The American, a 40-year-old computer specialist who has not been publicly named by Washington or Havana, was part of the U.S.'s "privatization of war", Alarcon told AP.
U.S. State Department Spokesman P.J. Crowley told reporters Thursday the charges are false and that the man is not associated with the U.S. intelligence services.
Analysts speculate that the Cuban government may use the contractor as a diplomatic pawn in its quest to gain the release of five convicted Cuban spies jailed in the U.S.
Exactly what the contractor was doing in Cuba remains a mystery. His name has been withheld, and U.S. officials have so far not make a major issue out of his detention.
"If the contractor was engaged in nothing more than innocent wrongdoing, I could imagine the U.S. government raising hell and pressing vociferously for his release," Wayne Smith, a senior fellow at the Center for International Policy in Washington told the Washington Post. "But the U.S. has been very quiet, which suggests he was up to some hanky-panky," he added.
Critics’ say the $45 million U.S. program designed to promote a “transition to democracy,” is inherently flawed. Promoting the spread of independent news and ideas might be a good idea in principle, but it was a political minefield. Satellite phones are illegal in Cuba, and anyone caught sneaking them into the island via a U.S. government funded program could easily be portrayed as a spy.
"This was an accident waiting to happen," told the Miami Herald. "It’s right there in black and white written in American law: the intent of this program is to overthrow the government.... People sent in are a risk because of that factor."
The alleged spy case comes at a time of seemingly deteriorating relations between Cuba and the U.S., marking the end of a quasi honeymoon between the Obama administration and Cuba’s communist leadership. Cuban officials have lately issued a series of bitingly personal criticisms of Obama.
Cuban Foreign Minister Bruno Rodriguez last month vented at Obama during the Copenhagen Climate Summit, calling him “an arrogant and imperial” liar. Cuban officials also protested this week about increased air travel security measures introduced by the U.S., which targeted a list of countries, including Cuba, considered to be state sponsors of terrorism. Many analysts argue that Cuba is justly miffed that it remains on the list, arguing that the island has not been implicated in any recent act of terrorism against the U.S.
The recent war of words has already had a chilling effect on some private U.S. efforts to foster a rapprochement with the island.
Smith, who opposes the U.S. embargo against Cuba, was supposed to accompany Retired U.S. Army General Barry McCaffrey on a trip to Havana his week to discuss how the two countries could cooperate on fighting drug trafficking. But General McCaffrey withdrew in response to recent sharp criticisms of President Obama by Cuban officials.
"This type of shallow and vitriolic 1960s public diplomacy also makes Cuban leadership appear to be non-serious, polemical amateurs," he wrote in a letter to Smith. "President Obama is the most thoughtful and non-ideological U.S. chief executive that the Cubans have seen in 50 years."

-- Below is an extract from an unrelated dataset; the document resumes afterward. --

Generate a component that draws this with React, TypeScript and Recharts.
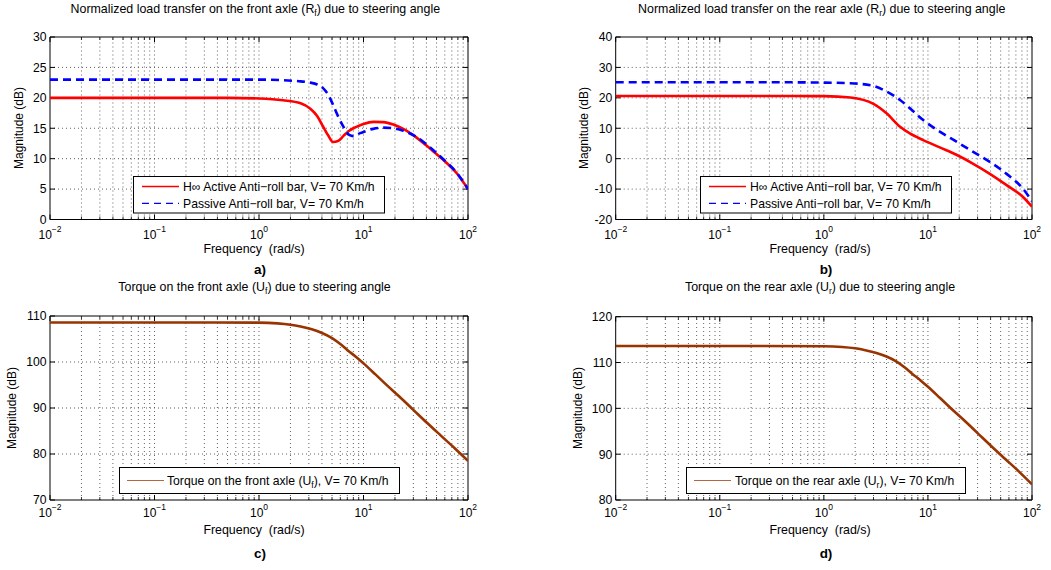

Development Alternatives Inc., the U.S. company that employed the contractor, has also denied the espionage charges.
"The detained DAI subcontractor was not working for any intelligence service," said company president James Boomgard in a statement.

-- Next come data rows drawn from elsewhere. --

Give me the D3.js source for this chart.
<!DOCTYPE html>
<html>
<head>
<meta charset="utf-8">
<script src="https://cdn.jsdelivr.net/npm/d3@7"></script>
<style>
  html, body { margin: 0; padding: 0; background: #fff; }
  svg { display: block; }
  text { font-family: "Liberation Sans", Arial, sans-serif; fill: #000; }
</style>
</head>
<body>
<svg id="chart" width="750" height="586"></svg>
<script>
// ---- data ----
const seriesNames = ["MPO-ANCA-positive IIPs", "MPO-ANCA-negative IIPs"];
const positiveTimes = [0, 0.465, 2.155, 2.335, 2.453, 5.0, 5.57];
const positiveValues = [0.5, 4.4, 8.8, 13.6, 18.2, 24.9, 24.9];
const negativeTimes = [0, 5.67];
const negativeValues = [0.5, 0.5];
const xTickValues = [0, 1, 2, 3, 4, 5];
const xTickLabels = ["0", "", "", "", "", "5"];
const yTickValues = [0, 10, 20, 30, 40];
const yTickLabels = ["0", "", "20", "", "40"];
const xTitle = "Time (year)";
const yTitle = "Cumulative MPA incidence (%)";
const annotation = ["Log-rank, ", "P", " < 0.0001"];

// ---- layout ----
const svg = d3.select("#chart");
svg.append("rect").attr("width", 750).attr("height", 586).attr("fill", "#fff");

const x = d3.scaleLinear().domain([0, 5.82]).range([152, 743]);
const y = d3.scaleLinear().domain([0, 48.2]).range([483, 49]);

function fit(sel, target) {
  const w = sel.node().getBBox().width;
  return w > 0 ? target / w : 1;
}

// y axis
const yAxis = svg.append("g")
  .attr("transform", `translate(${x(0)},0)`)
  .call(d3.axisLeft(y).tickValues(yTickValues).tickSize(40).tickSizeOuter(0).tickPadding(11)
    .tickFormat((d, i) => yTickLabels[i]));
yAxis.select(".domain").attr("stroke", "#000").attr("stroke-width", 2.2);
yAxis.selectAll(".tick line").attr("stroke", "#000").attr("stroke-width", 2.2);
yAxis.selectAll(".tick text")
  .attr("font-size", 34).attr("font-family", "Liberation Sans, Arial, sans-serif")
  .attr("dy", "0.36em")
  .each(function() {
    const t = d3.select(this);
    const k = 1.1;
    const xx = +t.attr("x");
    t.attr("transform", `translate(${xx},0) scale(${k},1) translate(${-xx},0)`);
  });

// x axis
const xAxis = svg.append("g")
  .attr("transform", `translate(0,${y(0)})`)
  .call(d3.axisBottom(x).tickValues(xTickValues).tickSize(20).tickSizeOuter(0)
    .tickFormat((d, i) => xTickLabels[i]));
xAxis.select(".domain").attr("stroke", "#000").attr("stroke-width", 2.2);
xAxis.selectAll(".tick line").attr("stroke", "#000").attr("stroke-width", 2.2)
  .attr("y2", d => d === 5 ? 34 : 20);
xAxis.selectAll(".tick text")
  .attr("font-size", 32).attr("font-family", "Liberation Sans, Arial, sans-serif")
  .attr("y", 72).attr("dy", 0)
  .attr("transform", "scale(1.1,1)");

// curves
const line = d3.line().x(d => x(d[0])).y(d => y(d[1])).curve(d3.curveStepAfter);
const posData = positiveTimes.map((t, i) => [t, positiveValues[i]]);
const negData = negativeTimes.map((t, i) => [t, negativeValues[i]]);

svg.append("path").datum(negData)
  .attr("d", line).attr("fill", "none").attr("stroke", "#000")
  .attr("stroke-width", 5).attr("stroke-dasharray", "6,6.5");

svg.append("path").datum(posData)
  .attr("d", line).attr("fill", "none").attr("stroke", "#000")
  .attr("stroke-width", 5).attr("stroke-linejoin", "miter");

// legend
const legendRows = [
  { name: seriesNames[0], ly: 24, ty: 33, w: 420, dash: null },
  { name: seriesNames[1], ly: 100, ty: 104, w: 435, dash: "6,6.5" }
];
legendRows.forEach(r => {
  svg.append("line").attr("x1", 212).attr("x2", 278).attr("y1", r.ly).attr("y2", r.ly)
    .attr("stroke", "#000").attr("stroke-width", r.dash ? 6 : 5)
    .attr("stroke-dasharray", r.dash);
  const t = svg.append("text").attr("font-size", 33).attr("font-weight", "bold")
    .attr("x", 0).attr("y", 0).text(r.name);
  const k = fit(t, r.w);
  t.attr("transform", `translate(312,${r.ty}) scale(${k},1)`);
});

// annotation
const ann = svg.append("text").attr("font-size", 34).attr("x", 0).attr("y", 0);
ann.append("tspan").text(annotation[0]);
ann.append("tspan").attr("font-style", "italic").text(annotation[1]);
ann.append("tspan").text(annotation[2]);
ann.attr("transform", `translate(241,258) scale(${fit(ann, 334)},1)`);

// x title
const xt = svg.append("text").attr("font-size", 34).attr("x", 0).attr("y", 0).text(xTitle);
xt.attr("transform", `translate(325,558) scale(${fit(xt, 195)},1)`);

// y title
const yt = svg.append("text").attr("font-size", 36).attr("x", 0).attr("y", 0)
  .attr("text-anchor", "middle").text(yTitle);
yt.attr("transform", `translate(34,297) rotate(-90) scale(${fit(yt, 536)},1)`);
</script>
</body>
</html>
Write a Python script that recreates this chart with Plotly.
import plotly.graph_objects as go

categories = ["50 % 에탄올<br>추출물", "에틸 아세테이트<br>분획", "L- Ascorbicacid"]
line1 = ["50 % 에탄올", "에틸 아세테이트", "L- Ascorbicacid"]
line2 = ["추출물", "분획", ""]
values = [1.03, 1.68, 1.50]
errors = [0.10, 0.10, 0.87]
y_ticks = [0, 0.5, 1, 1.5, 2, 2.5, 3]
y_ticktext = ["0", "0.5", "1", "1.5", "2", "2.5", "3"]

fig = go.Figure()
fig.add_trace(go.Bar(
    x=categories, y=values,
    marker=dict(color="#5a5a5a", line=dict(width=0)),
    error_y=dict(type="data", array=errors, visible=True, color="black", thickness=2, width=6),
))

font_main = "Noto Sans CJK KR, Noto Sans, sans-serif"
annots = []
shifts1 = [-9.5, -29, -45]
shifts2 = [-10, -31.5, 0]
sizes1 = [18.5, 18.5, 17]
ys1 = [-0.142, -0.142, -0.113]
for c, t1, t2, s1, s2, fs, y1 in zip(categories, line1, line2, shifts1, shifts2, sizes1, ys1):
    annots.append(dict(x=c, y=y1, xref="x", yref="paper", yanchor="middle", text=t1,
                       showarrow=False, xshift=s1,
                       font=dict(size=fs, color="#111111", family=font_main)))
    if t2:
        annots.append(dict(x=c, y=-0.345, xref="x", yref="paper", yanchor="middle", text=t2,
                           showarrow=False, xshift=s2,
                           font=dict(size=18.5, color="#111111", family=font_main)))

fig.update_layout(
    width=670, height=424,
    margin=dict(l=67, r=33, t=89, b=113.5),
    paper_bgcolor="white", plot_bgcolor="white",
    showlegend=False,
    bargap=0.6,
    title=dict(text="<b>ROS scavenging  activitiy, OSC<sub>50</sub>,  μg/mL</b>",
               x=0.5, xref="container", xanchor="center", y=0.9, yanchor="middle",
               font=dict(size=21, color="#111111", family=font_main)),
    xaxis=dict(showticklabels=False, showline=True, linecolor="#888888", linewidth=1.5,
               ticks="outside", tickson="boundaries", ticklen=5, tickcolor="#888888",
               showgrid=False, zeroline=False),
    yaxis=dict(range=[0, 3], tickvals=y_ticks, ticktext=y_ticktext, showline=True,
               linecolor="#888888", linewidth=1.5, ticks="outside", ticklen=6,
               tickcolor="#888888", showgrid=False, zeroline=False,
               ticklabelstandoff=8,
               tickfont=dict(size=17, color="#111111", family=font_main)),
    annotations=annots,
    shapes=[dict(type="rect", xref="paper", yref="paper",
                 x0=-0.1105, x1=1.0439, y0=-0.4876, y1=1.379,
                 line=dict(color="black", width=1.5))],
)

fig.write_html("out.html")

He called the detained U.S. citizen "a committed development professional with many years of experience providing humanitarian and development assistance worldwide."
Boomgard said the subcontractor had been employed by DAI to work on a U.S. Agency for International Development project to help Cuba "improve its ability to communicate with its members across the island and overseas."
"His activities included the distribution of basic IT equipment such as cell phones and laptops designed to facilitate this communication," the company president said.